- Set exercise
Begin at the line containing "Write the TikZ code for this diagram." in the entries below and end at the line containing "at (242, 330)"; transcribe that range exactly and nothing outside it.

┌──

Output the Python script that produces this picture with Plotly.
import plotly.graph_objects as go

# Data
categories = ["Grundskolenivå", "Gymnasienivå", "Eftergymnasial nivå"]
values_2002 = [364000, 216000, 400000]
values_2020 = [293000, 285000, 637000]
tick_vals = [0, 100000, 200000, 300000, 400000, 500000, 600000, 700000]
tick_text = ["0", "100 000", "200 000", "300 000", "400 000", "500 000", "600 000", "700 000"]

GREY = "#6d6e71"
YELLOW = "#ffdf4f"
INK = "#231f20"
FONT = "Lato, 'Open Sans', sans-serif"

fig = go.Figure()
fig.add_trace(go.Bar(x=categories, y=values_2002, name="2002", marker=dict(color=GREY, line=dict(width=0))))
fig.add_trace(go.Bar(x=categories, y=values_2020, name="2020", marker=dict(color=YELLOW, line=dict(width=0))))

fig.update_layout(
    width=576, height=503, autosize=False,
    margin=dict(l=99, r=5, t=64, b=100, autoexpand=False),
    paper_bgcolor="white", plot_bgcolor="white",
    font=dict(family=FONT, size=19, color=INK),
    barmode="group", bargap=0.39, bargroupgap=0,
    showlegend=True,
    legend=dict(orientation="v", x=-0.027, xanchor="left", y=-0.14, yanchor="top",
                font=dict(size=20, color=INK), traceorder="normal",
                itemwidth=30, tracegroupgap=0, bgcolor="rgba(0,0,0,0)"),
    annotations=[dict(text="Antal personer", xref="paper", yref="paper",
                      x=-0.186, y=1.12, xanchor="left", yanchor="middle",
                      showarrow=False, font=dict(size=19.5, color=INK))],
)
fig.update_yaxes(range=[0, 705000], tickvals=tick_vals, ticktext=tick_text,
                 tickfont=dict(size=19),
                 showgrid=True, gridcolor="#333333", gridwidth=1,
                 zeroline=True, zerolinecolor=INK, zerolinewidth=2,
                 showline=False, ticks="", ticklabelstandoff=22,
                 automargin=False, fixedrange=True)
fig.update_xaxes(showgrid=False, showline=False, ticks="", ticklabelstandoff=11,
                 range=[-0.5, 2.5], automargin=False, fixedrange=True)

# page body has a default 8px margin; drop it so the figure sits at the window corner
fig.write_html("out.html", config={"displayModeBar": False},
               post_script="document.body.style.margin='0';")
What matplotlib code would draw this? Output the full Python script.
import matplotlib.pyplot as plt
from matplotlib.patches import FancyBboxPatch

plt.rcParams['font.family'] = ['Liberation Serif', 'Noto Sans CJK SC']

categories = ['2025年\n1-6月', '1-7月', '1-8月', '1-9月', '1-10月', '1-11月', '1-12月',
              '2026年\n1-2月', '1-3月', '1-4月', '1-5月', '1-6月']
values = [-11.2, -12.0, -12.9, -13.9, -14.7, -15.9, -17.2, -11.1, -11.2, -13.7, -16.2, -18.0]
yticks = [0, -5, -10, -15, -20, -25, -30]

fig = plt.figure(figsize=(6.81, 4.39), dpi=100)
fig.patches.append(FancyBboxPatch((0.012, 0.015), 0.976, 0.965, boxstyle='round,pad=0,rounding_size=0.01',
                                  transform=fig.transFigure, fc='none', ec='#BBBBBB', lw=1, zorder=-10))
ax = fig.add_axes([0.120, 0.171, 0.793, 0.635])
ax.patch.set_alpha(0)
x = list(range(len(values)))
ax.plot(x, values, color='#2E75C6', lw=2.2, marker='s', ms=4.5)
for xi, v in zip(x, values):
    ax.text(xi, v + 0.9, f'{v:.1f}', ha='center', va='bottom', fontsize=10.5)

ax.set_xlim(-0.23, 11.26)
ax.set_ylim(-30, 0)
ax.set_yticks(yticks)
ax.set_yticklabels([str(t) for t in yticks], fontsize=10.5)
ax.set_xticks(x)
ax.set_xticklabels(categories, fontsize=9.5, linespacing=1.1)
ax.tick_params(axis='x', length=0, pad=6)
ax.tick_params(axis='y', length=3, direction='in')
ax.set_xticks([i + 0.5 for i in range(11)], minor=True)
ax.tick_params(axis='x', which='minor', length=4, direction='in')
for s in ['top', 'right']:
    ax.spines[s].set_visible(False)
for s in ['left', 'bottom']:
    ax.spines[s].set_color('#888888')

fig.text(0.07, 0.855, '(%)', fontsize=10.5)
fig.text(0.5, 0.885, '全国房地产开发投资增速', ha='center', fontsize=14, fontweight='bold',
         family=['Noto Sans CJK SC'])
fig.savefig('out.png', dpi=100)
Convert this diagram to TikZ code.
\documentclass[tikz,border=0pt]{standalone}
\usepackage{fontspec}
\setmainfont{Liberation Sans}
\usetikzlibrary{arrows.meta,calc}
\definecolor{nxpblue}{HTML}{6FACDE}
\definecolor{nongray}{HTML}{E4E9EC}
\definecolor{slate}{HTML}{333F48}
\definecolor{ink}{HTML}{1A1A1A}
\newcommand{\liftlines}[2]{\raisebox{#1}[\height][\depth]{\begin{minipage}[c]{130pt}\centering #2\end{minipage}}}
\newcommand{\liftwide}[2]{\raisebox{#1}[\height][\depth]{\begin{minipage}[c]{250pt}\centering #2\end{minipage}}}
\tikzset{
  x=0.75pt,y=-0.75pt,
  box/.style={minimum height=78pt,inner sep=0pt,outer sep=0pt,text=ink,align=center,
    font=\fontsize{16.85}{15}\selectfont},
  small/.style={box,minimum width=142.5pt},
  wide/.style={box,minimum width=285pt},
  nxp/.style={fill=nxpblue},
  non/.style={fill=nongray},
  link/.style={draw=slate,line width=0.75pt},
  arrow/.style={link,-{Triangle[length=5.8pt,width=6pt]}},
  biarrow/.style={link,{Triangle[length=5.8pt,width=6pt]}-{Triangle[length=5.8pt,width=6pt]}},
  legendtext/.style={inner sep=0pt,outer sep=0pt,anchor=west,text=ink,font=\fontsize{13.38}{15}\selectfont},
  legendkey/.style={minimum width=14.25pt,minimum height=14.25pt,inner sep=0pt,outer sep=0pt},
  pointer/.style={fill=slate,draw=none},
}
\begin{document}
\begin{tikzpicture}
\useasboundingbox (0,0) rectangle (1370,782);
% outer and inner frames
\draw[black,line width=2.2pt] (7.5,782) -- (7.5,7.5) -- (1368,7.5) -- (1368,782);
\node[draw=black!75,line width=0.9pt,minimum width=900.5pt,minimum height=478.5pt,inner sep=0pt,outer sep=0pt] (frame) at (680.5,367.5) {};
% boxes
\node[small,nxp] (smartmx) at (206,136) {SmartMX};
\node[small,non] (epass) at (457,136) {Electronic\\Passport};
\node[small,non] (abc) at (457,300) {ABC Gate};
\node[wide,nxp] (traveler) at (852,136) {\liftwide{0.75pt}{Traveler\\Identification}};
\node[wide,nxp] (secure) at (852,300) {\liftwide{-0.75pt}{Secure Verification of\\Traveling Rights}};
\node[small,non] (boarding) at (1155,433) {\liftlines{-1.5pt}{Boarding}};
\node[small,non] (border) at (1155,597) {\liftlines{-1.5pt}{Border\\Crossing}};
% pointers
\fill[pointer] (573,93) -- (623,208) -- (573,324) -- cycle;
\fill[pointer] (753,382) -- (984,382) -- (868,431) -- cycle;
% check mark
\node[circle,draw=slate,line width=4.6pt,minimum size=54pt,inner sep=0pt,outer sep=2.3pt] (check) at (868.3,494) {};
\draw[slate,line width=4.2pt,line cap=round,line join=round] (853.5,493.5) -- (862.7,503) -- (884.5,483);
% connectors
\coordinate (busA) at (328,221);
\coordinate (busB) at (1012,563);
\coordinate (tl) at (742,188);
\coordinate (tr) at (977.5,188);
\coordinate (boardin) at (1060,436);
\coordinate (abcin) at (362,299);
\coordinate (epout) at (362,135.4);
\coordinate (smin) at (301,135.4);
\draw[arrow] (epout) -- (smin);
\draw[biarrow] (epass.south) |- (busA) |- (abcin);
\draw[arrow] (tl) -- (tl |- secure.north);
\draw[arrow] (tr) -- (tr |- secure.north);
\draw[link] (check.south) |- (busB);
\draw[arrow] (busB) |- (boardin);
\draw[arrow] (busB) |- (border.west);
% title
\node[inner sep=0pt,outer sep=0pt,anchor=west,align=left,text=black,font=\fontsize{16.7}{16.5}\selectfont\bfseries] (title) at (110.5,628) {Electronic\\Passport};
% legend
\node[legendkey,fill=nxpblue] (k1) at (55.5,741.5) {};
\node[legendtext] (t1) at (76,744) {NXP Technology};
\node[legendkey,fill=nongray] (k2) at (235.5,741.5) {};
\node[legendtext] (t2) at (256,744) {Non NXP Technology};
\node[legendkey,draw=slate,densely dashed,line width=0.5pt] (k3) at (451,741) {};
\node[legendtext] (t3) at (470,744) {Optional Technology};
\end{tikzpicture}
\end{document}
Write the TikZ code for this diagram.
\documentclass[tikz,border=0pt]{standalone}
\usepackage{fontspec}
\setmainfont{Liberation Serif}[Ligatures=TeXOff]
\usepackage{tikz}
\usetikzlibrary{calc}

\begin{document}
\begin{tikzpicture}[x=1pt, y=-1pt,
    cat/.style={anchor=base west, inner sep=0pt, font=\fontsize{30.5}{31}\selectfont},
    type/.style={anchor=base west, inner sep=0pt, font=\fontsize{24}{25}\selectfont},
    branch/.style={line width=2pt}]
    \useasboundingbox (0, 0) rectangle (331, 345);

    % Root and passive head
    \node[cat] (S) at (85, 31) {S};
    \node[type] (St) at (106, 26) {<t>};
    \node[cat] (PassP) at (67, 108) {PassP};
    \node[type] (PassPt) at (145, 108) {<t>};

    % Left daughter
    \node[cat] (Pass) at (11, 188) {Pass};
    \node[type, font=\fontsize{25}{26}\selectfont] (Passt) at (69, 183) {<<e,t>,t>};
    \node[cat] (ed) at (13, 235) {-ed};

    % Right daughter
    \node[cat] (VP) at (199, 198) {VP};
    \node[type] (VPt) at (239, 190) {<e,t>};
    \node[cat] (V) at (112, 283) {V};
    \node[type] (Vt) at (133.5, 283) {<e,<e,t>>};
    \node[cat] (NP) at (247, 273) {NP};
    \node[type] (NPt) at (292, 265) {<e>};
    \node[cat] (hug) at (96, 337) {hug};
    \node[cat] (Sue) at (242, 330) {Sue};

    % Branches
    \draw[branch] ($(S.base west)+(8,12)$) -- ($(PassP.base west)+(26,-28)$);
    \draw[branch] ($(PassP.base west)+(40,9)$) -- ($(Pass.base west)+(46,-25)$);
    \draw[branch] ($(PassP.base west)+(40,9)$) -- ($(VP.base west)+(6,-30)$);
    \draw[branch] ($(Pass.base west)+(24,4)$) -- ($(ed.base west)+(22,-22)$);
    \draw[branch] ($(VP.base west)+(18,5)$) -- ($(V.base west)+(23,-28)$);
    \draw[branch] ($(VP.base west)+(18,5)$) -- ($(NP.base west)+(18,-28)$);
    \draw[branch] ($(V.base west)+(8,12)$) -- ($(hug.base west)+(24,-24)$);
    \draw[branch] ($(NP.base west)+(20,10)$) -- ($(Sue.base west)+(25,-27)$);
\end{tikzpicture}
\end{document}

└──

- Completed task
Write the TikZ code for this diagram.
\documentclass[tikz,border=0pt]{standalone}
\usepackage{fontspec}
\setmainfont{Liberation Serif}[Ligatures=TeXOff]
\usepackage{tikz}
\usetikzlibrary{calc}

\begin{document}
\begin{tikzpicture}[x=1pt, y=-1pt,
    cat/.style={anchor=base west, inner sep=0pt, font=\fontsize{30.5}{31}\selectfont},
    type/.style={anchor=base west, inner sep=0pt, font=\fontsize{24}{25}\selectfont},
    branch/.style={line width=2pt}]
    \useasboundingbox (0, 0) rectangle (331, 345);

    % Root and passive head
    \node[cat] (S) at (85, 31) {S};
    \node[type] (St) at (106, 26) {<t>};
    \node[cat] (PassP) at (67, 108) {PassP};
    \node[type] (PassPt) at (145, 108) {<t>};

    % Left daughter
    \node[cat] (Pass) at (11, 188) {Pass};
    \node[type, font=\fontsize{25}{26}\selectfont] (Passt) at (69, 183) {<<e,t>,t>};
    \node[cat] (ed) at (13, 235) {-ed};

    % Right daughter
    \node[cat] (VP) at (199, 198) {VP};
    \node[type] (VPt) at (239, 190) {<e,t>};
    \node[cat] (V) at (112, 283) {V};
    \node[type] (Vt) at (133.5, 283) {<e,<e,t>>};
    \node[cat] (NP) at (247, 273) {NP};
    \node[type] (NPt) at (292, 265) {<e>};
    \node[cat] (hug) at (96, 337) {hug};
    \node[cat] (Sue) at (242, 330) {Sue};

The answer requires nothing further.